Mental. But really the incident saved the weekend, which at that point was seeming like a bit of a blowout. See, we had a great time at Khao Yai jungle last time, all trekking and waterfalls and watching monkeys swing through trees and so on. So we decided we'd come one last time before we leave the area, forgetting one key factor: the wet season.

Yes, after all my bitching the wet season began in force a couple of weeks ago. At school I had to wade through shin-deep water; the road outside looked like a river filled with a thousand Chitty-Chitty-Bang-Bangs. It entailed all the wading and gnashing of teeth that I'd thought it would. The temperature has even got significantly cooler. It's great.

Until you get to the jungle. It was raining lightly, and cold up in the mountains, and so the waterfalls were a write-off. As for the trekking - well, most of the tracks were closed because of flooding, especially the longer ones. So we decided to join together a couple of the shorter ones, get a good walk in, and head back to town.
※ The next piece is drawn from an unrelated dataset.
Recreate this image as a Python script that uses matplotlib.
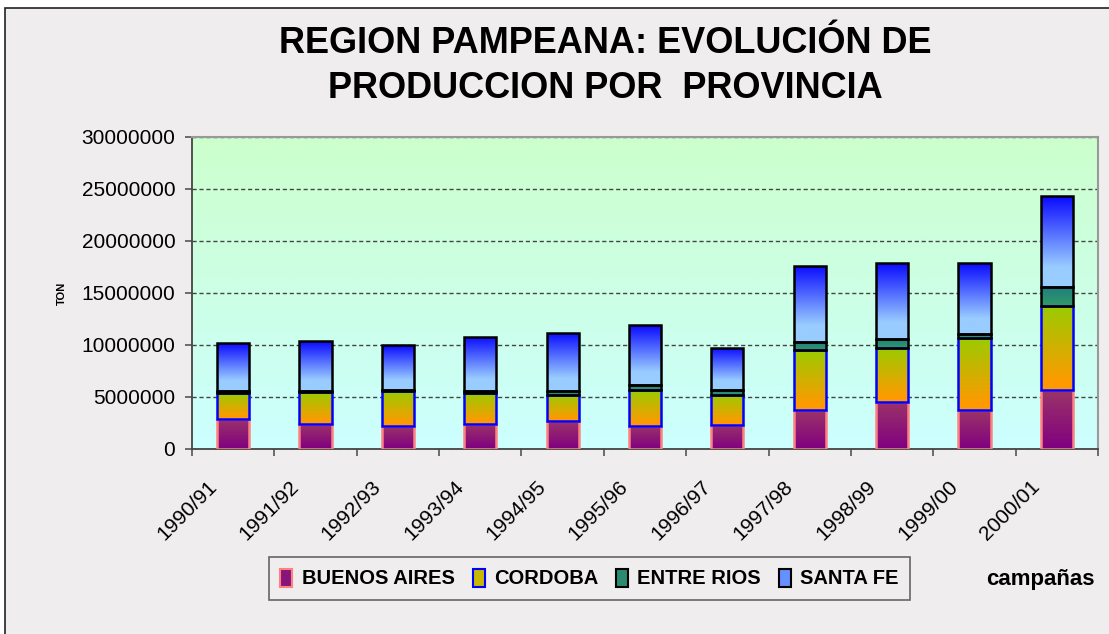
import numpy as np
import matplotlib
matplotlib.use("Agg")
import matplotlib.pyplot as plt
from matplotlib.colors import LinearSegmentedColormap
from matplotlib.patches import Rectangle, Patch
from matplotlib.transforms import ScaledTranslation

plt.rcParams['font.family'] = ['Liberation Sans', 'DejaVu Sans']

# ---------------- data ----------------
campanas = ["1990/91", "1991/92", "1992/93", "1993/94", "1994/95", "1995/96",
            "1996/97", "1997/98", "1998/99", "1999/00", "2000/01"]
buenos_aires = [2890000, 2440000, 2250000, 2440000, 2670000, 2250000,
                2350000, 3730000, 4540000, 3730000, 5660000]
cordoba = [2480000, 3060000, 3310000, 2930000, 2510000, 3440000,
           2890000, 5830000, 5210000, 6980000, 8110000]
entre_rios = [190000, 100000, 160000, 160000, 380000, 480000,
              390000, 740000, 840000, 390000, 1770000]
santa_fe = [4600000, 4750000, 4280000, 5270000, 5600000, 5730000,
            4120000, 7330000, 7270000, 6760000, 8750000]
series_names = ["BUENOS AIRES", "CORDOBA", "ENTRE RIOS", "SANTA FE"]
yticks = [0, 5000000, 10000000, 15000000, 20000000, 25000000, 30000000]

# styles: (gradient stops bottom->top, edge colour, legend colour)
styles = [
    ([(0, "#800080"), (1, "#9B3468")], "#FF8080", "#88157A"),
    ([(0, "#FF9900"), (0.08, "#FF9900"), (1, "#99CC00")], "#0000FF", "#C8B800"),
    ([(0, "#339966"), (1, "#1E7F80")], "#000000", "#2A8A72"),
    ([(0, "#99CCFF"), (0.22, "#99CCFF"), (1, "#0A0AFF")], "#000000", "#6690FF"),
]

W, H = 1109, 634
fig = plt.figure(figsize=(W / 100, H / 100), dpi=100)
fig.patch.set_facecolor("white")
border = Rectangle((5 / W, -0.1), 1.2, (H - 8) / H + 0.1, transform=fig.transFigure,
                   facecolor="#EFEDED", edgecolor="#222222", lw=1.2, zorder=-5)
fig.patches.append(border)

ax = fig.add_axes([192 / W, (H - 449) / H, 906 / W, 312 / H])
ax.set_facecolor("#CCFFEE")

# background gradient (green top -> cyan bottom)
bg_cmap = LinearSegmentedColormap.from_list("bg", ["#CCFFFF", "#CCFFCC"])
grad = np.linspace(0, 1, 256).reshape(-1, 1)
ax.imshow(grad, extent=[0, 1, 0, 1], transform=ax.transAxes, cmap=bg_cmap,
          origin="lower", aspect="auto", zorder=0)

x = np.arange(len(campanas))
width = 0.39
bottom = np.zeros(len(campanas))
all_series = [buenos_aires, cordoba, entre_rios, santa_fe]
for i, (vals, st) in enumerate(zip(all_series, styles)):
    vals = np.array(vals, dtype=float)
    cmap = LinearSegmentedColormap.from_list("c%d" % i, st[0])
    bars = ax.bar(x, vals, width, bottom=bottom, facecolor="none",
                  edgecolor=st[1], linewidth=1.8, zorder=3 + i * 0.1)
    for b in bars:
        x0, y0 = b.get_x(), b.get_y()
        im = ax.imshow(grad, extent=[x0, x0 + b.get_width(), y0, y0 + b.get_height()],
                       cmap=cmap, origin="lower", aspect="auto", zorder=2)
        im.set_clip_path(b)
    bottom += vals

ax.set_xlim(-0.5, len(campanas) - 0.5)
ax.set_ylim(0, 30000000)
ax.set_yticks(yticks)
ax.set_yticklabels([str(v) for v in yticks], fontsize=15)
ax.yaxis.grid(True, linestyle=(0, (3, 2)), color="#444444", linewidth=1.0, zorder=1)
for gl in ax.get_ygridlines():
    gl.set_zorder(1)

ax.set_xticks(x)
ax.set_xticklabels(campanas, fontsize=15, rotation=45, ha="right", va="top")
ax.set_xticks(np.arange(len(campanas) + 1) - 0.5, minor=True)
ax.tick_params(axis="x", which="major", length=0, pad=20)
ax.tick_params(axis="x", which="minor", length=5, color="#555555", width=1.2)
ax.tick_params(axis="y", length=5, color="#555555", width=1.2, pad=7)
offset = ScaledTranslation(-13 / 100, 0, fig.dpi_scale_trans)
for lab in ax.get_xticklabels():
    lab.set_transform(lab.get_transform() + offset)

for s in ["left", "bottom"]:
    ax.spines[s].set_color("#444444")
    ax.spines[s].set_linewidth(1.3)
for s in ["top", "right"]:
    ax.spines[s].set_color("#999999")
    ax.spines[s].set_linewidth(1.5)

ax.set_ylabel("TON", fontsize=8, fontweight="bold", labelpad=0)
ax.yaxis.set_label_coords(-0.138, 0.5)

fig.text(605 / W, 1 - 66 / H, "REGION PAMPEANA: EVOLUCIÓN DE\nPRODUCCION POR  PROVINCIA",
         ha="center", va="center", fontsize=26, fontweight="bold", linespacing=1.4)

handles = [Patch(facecolor=st[2], edgecolor=st[1], linewidth=1.5) for st in styles]
leg = fig.legend(handles, series_names, loc="center", ncol=4,
                 bbox_to_anchor=(589.5 / W, 1 - 578.5 / H),
                 prop={"size": 14.5, "weight": "bold"},
                 handlelength=0.6, handleheight=1.0, handletextpad=0.45,
                 columnspacing=0.9, frameon=True, fancybox=False,
                 borderpad=0.55)
leg.get_frame().set_edgecolor("#444444")
leg.get_frame().set_facecolor("#EFEDED")
leg.get_frame().set_linewidth(1.2)

fig.text(1040 / W, 1 - 579 / H, "campañas", ha="center", va="center",
         fontsize=16, fontweight="bold")

fig.savefig("out.png", dpi=100, facecolor=fig.get_facecolor())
We got ten metres down the track, when I heard Edie's voice behind me. "What's that on the ground?" she asked, ominously. Twenty more metres, and Aaron pipes in, "Is that a leech on my foot?", and then, the call from Edie after another twenty metres "They're everywhere!".

We picked up the pace.

Actually, we ran the entire way. There was literally a carpet of leeches on the ground, thousands upon thousands of the little bastards waving their little tooth-filled heads at us mockingly. Luckily we were on the shortest track, a 1200m circular 'Nature Trail' so that we were back at the visitor centre inside of twenty minutes. By that stage, we each had at least a dozen leeches on each of our shoes, with more of the little fucking creatures burrowed inside our socks and ankles. I'd never seen anything like it. The lighters came out in force and at one point we accidentally set Aaron's shoe on fire. For whatever reason Edie got away unscathed, but Aaron and I marched around the rest of the day looking as if someone had gone at our ankles with a hacksaw.
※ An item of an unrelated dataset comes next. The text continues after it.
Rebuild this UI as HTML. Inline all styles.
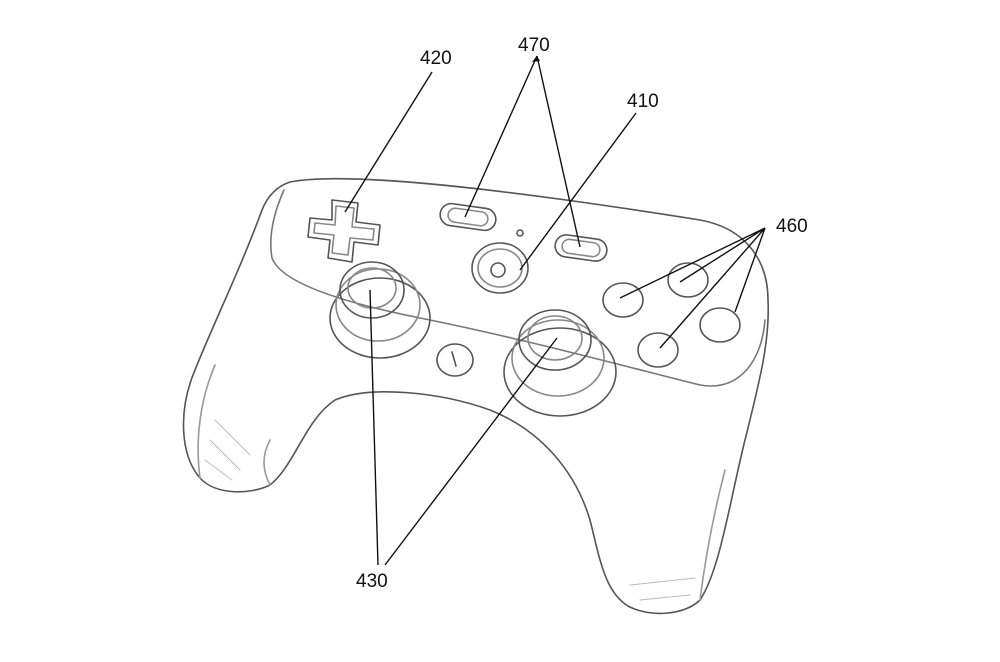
<!DOCTYPE html>
<html><head><meta charset="utf-8"><style>
html,body{margin:0;padding:0;background:#fff;width:1000px;height:662px;overflow:hidden}
svg{display:block}
text{font-family:"Liberation Sans",sans-serif;font-size:19px;fill:#111}
</style></head><body>
<svg width="1000" height="662" viewBox="0 0 1000 662">
<g fill="none" stroke="#555" stroke-width="1.6" stroke-linejoin="round" stroke-linecap="round">
<!-- body outline -->
<path d="M290 182 C340 172 480 185 700 220 C745 228 768 260 768 300 C770 340 760 380 745 440 C730 500 720 570 700 600 C685 615 650 618 628 606 C605 592 600 560 590 520 C575 470 540 430 490 410 C440 392 370 385 335 400 C305 420 295 465 270 485 C250 495 215 495 200 478 C180 455 178 410 195 370 C215 320 240 270 262 210 C268 195 278 186 290 182 Z"/>
<path d="M284 190 C275 210 268 235 272 258 C280 280 330 300 420 318 C520 338 620 365 700 385 C740 392 762 360 765 320" stroke="#777"/>
<path d="M200 478 C195 440 200 400 215 365" stroke="#999"/>
<path d="M700 600 C705 560 712 520 725 470" stroke="#999"/>
<path d="M270 485 C262 470 262 455 270 440" stroke="#999"/>
<!-- hatching hints -->
<path d="M205 460 L232 480 M210 440 L240 470 M215 420 L250 455" stroke="#bbb" stroke-width="1"/>
<path d="M640 600 L690 595 M630 585 L695 578" stroke="#bbb" stroke-width="1"/>
<!-- d-pad -->
<path d="M332 200 L358 203 L356 222 L380 225 L378 245 L354 242 L352 262 L328 258 L330 240 L308 237 L310 218 L332 220 Z"/>
<path d="M336 206 L354 208 L352 227 L374 229 L373 240 L350 238 L348 255 L332 253 L334 235 L314 233 L315 223 L335 225 Z" stroke="#888"/>
<!-- 470 pills -->
<rect x="440" y="206" width="56" height="22" rx="11" transform="rotate(8 468 217)"/>
<rect x="448" y="210" width="40" height="14" rx="7" transform="rotate(8 468 217)" stroke="#888"/>
<rect x="555" y="237" width="52" height="22" rx="11" transform="rotate(8 581 248)"/>
<rect x="562" y="241" width="38" height="14" rx="7" transform="rotate(8 581 248)" stroke="#888"/>
<circle cx="520" cy="233" r="3"/>
<!-- 410 home -->
<ellipse cx="500" cy="268" rx="28" ry="25"/>
<ellipse cx="500" cy="268" rx="22" ry="19" stroke="#888"/>
<circle cx="498" cy="270" r="7"/>
<!-- left stick -->
<ellipse cx="380" cy="318" rx="50" ry="40"/>
<ellipse cx="378" cy="305" rx="42" ry="36" stroke="#888"/>
<ellipse cx="372" cy="290" rx="32" ry="28"/>
<ellipse cx="372" cy="288" rx="24" ry="20" stroke="#888"/>
<!-- right stick -->
<ellipse cx="560" cy="372" rx="56" ry="44"/>
<ellipse cx="558" cy="358" rx="46" ry="38" stroke="#888"/>
<ellipse cx="555" cy="340" rx="36" ry="30"/>
<ellipse cx="555" cy="338" rx="27" ry="22" stroke="#888"/>
<!-- mic -->
<ellipse cx="455" cy="360" rx="18" ry="16"/>
<path d="M452 352 L456 366"/>
<!-- face buttons -->
<ellipse cx="623" cy="300" rx="20" ry="17"/>
<ellipse cx="688" cy="280" rx="20" ry="17"/>
<ellipse cx="658" cy="350" rx="20" ry="17"/>
<ellipse cx="720" cy="325" rx="20" ry="17"/>
</g>
<!-- leaders -->
<g stroke="#111" stroke-width="1.4" fill="none">
<path d="M432 72 L345 212"/>
<path d="M537 56 L465 217 M537 56 L580 247"/>
<path d="M636 113 L520 270"/>
<path d="M765 228 L620 298 M765 228 L680 282 M765 228 L660 348 M765 228 L735 312"/>
<path d="M378 565 L370 290 M385 565 L557 338"/>
</g>
<g fill="#111">
<path d="M537 56 l-5 6 l8 -1 z"/>
</g>
<text x="420" y="64">420</text>
<text x="518" y="51">470</text>
<text x="627" y="107">410</text>
<text x="776" y="232">460</text>
<text x="356" y="587">430</text>
</svg>
</body></html>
So the rampaging bull elephant really was an improvement on our day. Even better: the handgun-wielding air-duct installation man we were hitchhiking with offered to take us out to dinner with his friends. We agreed - they couldn't speak much English and we couldn't speak much Thai but several bottles of whisky saw a rapid end to those concerns. We garbled our own languages, let alone the other, and spent most of the night making extravagant gestures with our hands. It was a fantastic night, and we ended it back in Bangkok on a high.

I should mention that Edie has become something of a whisky monster over here. The fact that you can buy a bottle of the meanest whisky in Thailand (Mehkong), plus soda, cola and ice for around $4 altogether (to paraphrase that stupid song nobody knows the name of: Ain't no party like a $4 party!) has released something bestial and broken-beer-bottle-wielding in Edie. Or maybe she just likes it alot. In any case, if you're mixing the drinks, better make sure you get the proportions exactly right - and DO NOT forget to give a last little 'jush' with the spoon to mix it up. Otherwise you might just get a broken glass to the face, followed by a shouted, "Shhhhhh!! Stop crying!!! [hiccup] Whaddayya say we don't [hiccup] tell the cops about this, hey? How about we jus...Zzzzzzzzzzz"
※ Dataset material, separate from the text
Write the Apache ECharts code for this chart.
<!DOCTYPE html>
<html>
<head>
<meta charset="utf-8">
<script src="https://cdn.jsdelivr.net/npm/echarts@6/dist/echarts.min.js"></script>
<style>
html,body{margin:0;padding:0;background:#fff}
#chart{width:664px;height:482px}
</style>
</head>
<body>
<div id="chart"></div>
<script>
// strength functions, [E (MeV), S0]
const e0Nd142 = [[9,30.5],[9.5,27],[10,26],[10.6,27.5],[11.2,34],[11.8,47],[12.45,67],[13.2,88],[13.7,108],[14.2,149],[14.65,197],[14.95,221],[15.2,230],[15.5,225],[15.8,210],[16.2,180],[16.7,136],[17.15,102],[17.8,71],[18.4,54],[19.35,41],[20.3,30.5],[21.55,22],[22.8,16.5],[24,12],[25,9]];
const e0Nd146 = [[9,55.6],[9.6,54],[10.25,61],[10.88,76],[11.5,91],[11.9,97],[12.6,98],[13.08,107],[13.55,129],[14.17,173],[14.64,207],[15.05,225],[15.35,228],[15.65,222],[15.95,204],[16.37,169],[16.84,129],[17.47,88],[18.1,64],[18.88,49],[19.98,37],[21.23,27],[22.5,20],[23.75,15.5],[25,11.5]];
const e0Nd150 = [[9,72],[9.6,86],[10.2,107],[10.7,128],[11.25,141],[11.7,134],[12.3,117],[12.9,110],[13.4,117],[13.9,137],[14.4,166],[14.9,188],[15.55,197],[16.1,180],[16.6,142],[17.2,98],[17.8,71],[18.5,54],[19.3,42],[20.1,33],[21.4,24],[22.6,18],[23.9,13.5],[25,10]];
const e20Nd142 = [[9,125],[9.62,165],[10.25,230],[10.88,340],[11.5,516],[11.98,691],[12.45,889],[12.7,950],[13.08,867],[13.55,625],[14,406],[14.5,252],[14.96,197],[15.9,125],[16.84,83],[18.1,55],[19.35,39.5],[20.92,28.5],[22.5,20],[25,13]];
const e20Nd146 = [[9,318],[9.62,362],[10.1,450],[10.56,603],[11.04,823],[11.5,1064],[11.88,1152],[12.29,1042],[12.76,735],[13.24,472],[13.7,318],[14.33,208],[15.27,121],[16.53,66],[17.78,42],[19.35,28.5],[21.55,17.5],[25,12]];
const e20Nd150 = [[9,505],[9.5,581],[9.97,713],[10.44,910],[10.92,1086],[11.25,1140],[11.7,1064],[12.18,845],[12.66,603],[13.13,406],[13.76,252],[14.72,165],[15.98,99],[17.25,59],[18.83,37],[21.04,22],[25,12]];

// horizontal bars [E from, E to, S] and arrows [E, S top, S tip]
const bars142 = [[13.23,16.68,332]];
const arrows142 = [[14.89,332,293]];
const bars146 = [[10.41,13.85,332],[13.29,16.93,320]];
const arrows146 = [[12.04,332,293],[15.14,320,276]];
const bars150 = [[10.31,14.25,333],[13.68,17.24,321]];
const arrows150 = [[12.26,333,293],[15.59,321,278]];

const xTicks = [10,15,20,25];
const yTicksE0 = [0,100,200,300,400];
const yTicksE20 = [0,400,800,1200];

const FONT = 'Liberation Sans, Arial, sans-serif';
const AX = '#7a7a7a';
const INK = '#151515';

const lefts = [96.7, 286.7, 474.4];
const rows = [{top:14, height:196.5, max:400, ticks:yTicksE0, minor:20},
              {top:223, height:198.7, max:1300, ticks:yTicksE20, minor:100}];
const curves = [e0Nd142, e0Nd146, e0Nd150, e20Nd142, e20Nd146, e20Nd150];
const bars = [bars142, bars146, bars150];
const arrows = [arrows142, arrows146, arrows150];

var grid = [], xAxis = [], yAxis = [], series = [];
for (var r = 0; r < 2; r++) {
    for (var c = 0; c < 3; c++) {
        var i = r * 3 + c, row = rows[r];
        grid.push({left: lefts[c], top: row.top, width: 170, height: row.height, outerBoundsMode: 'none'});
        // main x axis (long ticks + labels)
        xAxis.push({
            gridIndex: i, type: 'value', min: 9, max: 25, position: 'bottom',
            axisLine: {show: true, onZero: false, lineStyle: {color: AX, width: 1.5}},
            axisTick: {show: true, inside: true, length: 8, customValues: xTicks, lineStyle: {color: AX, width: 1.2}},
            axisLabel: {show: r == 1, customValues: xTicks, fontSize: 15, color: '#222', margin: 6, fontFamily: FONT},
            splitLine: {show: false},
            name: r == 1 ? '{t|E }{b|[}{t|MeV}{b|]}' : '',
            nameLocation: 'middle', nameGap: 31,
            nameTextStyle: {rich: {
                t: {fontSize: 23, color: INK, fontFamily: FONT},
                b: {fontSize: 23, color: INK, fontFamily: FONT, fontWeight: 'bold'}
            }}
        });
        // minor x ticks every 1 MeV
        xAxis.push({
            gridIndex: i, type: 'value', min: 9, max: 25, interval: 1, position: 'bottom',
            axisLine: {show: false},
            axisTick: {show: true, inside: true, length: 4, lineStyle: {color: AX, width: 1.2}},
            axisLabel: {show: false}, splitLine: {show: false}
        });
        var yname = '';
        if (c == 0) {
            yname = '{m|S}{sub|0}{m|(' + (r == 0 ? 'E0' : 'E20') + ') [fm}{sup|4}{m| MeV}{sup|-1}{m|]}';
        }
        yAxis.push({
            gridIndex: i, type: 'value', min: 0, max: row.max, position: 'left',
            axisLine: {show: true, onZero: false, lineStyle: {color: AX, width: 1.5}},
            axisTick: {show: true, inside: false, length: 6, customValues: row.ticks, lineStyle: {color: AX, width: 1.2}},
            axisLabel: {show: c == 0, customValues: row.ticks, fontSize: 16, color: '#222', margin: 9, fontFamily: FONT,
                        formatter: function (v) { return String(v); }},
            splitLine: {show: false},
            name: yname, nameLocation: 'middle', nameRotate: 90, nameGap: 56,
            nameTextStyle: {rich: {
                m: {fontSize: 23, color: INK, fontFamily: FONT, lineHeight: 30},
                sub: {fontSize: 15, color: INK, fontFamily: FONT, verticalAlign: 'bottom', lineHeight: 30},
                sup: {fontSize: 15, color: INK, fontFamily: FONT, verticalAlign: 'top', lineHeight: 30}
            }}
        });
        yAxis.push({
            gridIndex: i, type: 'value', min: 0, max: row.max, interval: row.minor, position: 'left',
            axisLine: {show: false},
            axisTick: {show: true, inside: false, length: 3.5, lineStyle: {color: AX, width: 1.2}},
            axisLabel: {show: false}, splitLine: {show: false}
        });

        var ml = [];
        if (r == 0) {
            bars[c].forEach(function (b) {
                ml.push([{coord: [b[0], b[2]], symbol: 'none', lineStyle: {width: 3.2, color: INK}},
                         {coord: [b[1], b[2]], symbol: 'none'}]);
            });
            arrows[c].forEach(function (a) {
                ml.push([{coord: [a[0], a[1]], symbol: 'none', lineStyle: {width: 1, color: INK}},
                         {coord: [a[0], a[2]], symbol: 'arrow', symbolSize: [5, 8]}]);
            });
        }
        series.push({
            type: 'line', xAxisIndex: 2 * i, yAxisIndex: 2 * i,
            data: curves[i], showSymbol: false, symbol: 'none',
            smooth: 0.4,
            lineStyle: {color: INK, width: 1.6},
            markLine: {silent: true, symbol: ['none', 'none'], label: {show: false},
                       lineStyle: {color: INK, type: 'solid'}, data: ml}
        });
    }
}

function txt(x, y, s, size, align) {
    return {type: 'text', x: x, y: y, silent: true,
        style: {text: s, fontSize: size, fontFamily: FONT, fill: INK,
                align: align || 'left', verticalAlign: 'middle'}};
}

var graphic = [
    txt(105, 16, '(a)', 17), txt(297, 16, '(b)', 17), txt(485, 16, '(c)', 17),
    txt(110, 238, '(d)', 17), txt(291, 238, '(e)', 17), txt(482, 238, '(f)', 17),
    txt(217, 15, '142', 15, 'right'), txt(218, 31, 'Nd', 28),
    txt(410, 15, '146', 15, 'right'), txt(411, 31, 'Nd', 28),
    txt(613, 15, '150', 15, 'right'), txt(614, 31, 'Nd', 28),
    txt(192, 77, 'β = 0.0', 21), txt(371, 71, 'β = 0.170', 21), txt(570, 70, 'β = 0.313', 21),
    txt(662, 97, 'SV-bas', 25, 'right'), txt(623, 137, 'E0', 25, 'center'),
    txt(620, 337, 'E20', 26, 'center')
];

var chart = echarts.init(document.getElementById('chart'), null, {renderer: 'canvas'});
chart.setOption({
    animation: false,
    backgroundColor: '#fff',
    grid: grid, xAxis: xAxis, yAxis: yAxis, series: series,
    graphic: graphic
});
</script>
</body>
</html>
Two weeks-ish til we leave this accursed city, though I finished work last week. Still, I've found that life in Bangkok is vastly improved by a) not working and b) locking yourself in the apartment and playing Hendrix's "All Along the Watchtower" at full volume on repeat all day even if you're supposed to, like, maybe, do the dishes or take out the rubbish or something. But whatever, don't be a, like, fascist. I'll do it this afternoon! Jesus! Lay off!